Increasing levels of antimicrobial resistance (AMR) have been documented in Escherichia coli causing travellers’ diarrhoea, particularly to the third-generation cephalosporins. Diarrhoeagenic E. coli (DEC) can act as a reservoir for the exchange of AMR genes between bacteria residing in the human gut, enabling them to survive and flourish through the selective pressures of antibiotic treatments. Using Oxford Nanopore Technology (ONT), we sequenced eight isolates of DEC from four patients’ specimens who had all recently returned to the United Kingdome from Pakistan. Sequencing yielded two DEC harbouring bla(CTX-M-15) per patient, all with different sequence types (ST) and belonging to five different pathotypes. The study aimed to determine whether bla(CTX-M-15) was located on the chromosome or plasmid and to characterise the drug-resistant regions to better understand the mechanisms of onward transmission of AMR determinants. Patients A and C both had one isolate where bla(CTX-M-15) was located on the plasmid (899037 & 623213, respectively) and one chromosomally encoded (899091 & 623214, respectively). In patient B, bla(CTX-M-15) was plasmid-encoded in both DEC isolates (786605 & 7883090), whereas in patient D, bla(CTX-M-15) was located on the chromosome in both DEC isolates (542093 & 542099).

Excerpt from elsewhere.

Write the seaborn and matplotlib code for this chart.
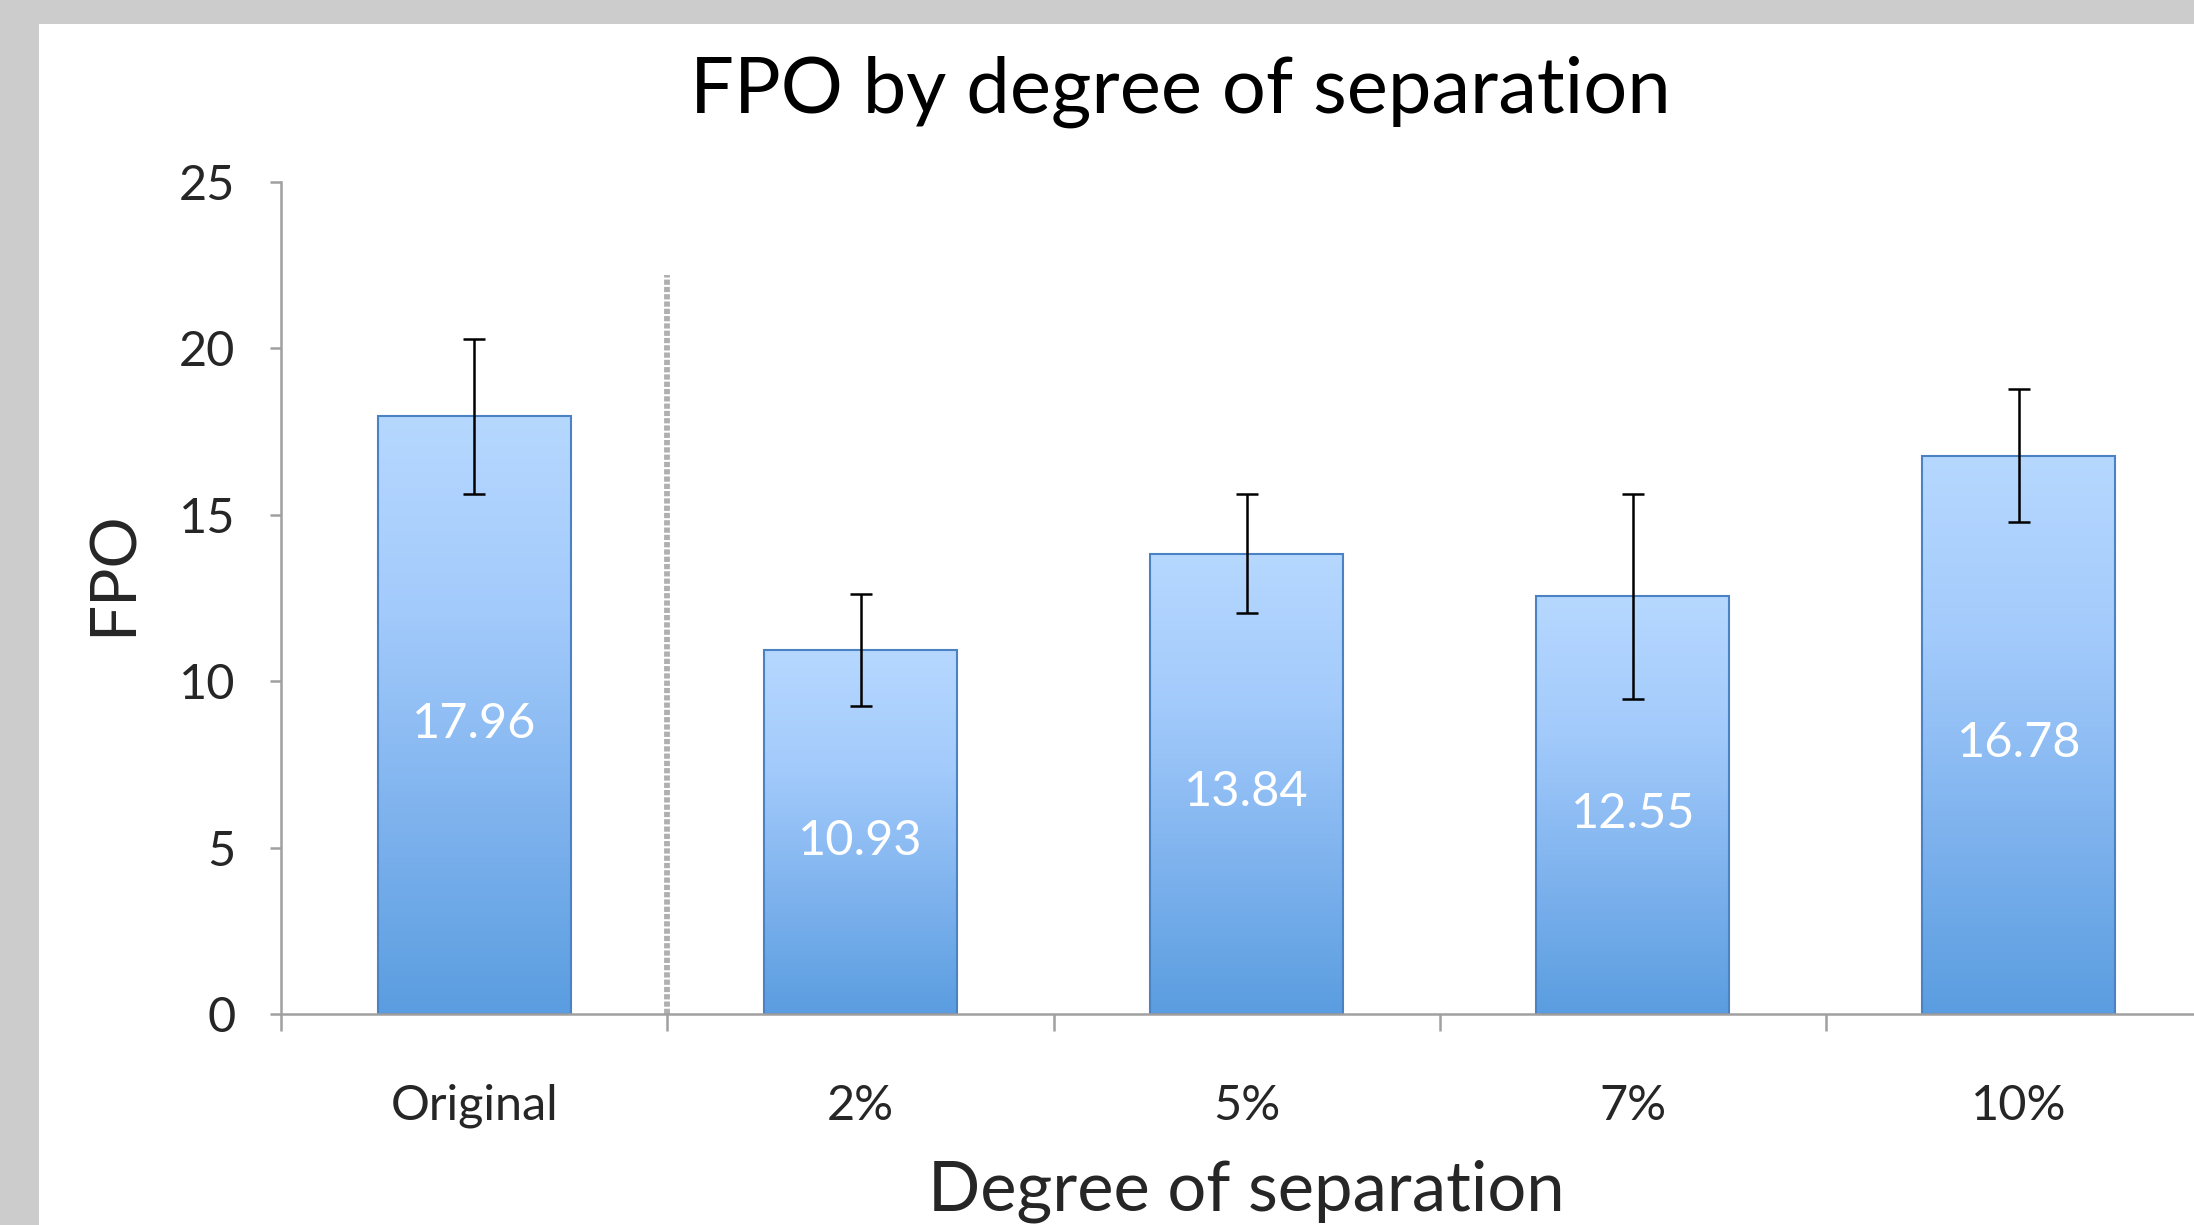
import numpy as np
import pandas as pd
import matplotlib
matplotlib.use("Agg")
import matplotlib.pyplot as plt
from matplotlib.patches import Rectangle
from matplotlib.colors import LinearSegmentedColormap
import seaborn as sns

# ---- data ----
categories = ["Original", "2%", "5%", "7%", "10%"]
fpo_values = [17.96, 10.93, 13.84, 12.55, 16.78]
fpo_errors = [2.33, 1.68, 1.79, 3.07, 2.00]
y_ticks = [0, 5, 10, 15, 20, 25]
separator_top = 22.2

sns.set_theme(style="white")
plt.rcParams["font.family"] = ["Lato", "DejaVu Sans"]

W, H, DPI = 2194, 1225, 100
fig = plt.figure(figsize=(W / DPI, H / DPI), dpi=DPI)
fig.patch.set_facecolor("#cccccc")
bg = Rectangle((39 / W, 0), 1, 1 - 24 / H, transform=fig.transFigure,
               facecolor="white", edgecolor="none", zorder=-10)
fig.patches.append(bg)

ax_left, ax_right = 281.3 / W, 2212 / W
ax_bottom, ax_top = 1 - 1014.4 / H, 1 - 181.9 / H
ax = fig.add_axes([ax_left, ax_bottom, ax_right - ax_left, ax_top - ax_bottom])
ax.set_zorder(1)
ax.set_facecolor("none")

df = pd.DataFrame({"cat": categories, "val": fpo_values})
sns.barplot(data=df, x="cat", y="val", ax=ax, width=0.5, color="#7fb2ee",
            edgecolor="#4a82c4", linewidth=1.5, errorbar=None, zorder=2)

# gradient fill clipped to each bar
cmap = LinearSegmentedColormap.from_list("bargrad", ["#5a9de0", "#7fb3ee", "#a2cafb", "#b6d8ff"])
grad = np.linspace(0, 1, 256).reshape(-1, 1)
for p in list(ax.patches):
    x0, w, h = p.get_x(), p.get_width(), p.get_height()
    im = ax.imshow(grad, extent=[x0, x0 + w, 0, h], origin="lower", aspect="auto",
                   cmap=cmap, zorder=2.1, interpolation="bilinear")
    im.set_clip_path(p)
    p.set_facecolor("none")
    p.set_zorder(2.2)

# error bars
ax.errorbar(np.arange(len(categories)), fpo_values, yerr=fpo_errors, fmt="none",
            ecolor="black", elinewidth=1.8, capsize=8, capthick=1.8, zorder=4)

# value labels
for i, v in enumerate(fpo_values):
    ax.annotate(f"{v:.2f}", (i, v / 2), xytext=(0, -6), textcoords="offset points",
                ha="center", va="center", color="white", fontsize=35, zorder=5)

# dashed separator
sep, = ax.plot([0.5, 0.5], [0, separator_top], color="#b0b0b0", lw=4.2, zorder=1.5)
sep.set_dashes((0.9, 0.35))
sep.set_dash_capstyle("butt")

ax.set_xlim(-0.5, len(categories) - 0.5)
ax.set_ylim(0, 25)
ax.set_yticks(y_ticks)
ax.set_yticklabels([str(t) for t in y_ticks], fontsize=35)
ax.set_xticks(range(len(categories)))
ax.set_xticklabels(categories, fontsize=35)
ax.set_xticks(np.arange(-0.5, len(categories), 1.0), minor=True)

for s in ["top", "right"]:
    ax.spines[s].set_visible(False)
for s in ["left", "bottom"]:
    ax.spines[s].set_color("#a0a0a0")
    ax.spines[s].set_linewidth(1.8)

ax.tick_params(axis="y", which="major", direction="out", length=8, width=1.8,
               color="#a0a0a0", pad=25, left=True)
ax.tick_params(axis="x", which="major", length=0, pad=50, bottom=True)
ax.tick_params(axis="x", which="minor", direction="out", length=12, width=1.8,
               color="#a0a0a0", bottom=True)

ax.set_xlabel("Degree of separation", fontsize=49.5, va="center")
ax.xaxis.set_label_coords(0.5, -0.213)
ax.set_ylabel("FPO", fontsize=46, va="center")
ax.yaxis.set_label_coords(-0.087, 0.53)

fig.text(1180 / W, 1 - 92 / H, "FPO by degree of separation", ha="center",
         va="center", fontsize=56, color="black")

fig.savefig("out.png", dpi=DPI, facecolor=fig.get_facecolor())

The two bla(CTX-M-15)-encoding plasmids associated with patient B were different although the bla(CTX-M-15)-encoding plasmid isolated from 788309 (IncFIB) exhibited high nucleotide similarity to the bla(CTX-M-15)-encoding plasmid isolated from 899037 (patient A). In the four isolates where bla(CTX-M-15) was chromosomally encoded, two isolates (899091 & 542099) shared the same insertion site. The bla(CTX-M-15) insertion site in isolate 623214 was described previously, whereas that of isolate 542093 was unique to this study. Analysis of Nanopore sequencing data enables us to characterise the genomic architecture of mobile genetic elements encoding AMR determinants. These data may contribute to a better understanding of persistence and onward transmission of AMR determinants in multidrug-resistant (MDR) E. coli causing gastrointestinal and extra-intestinal infections.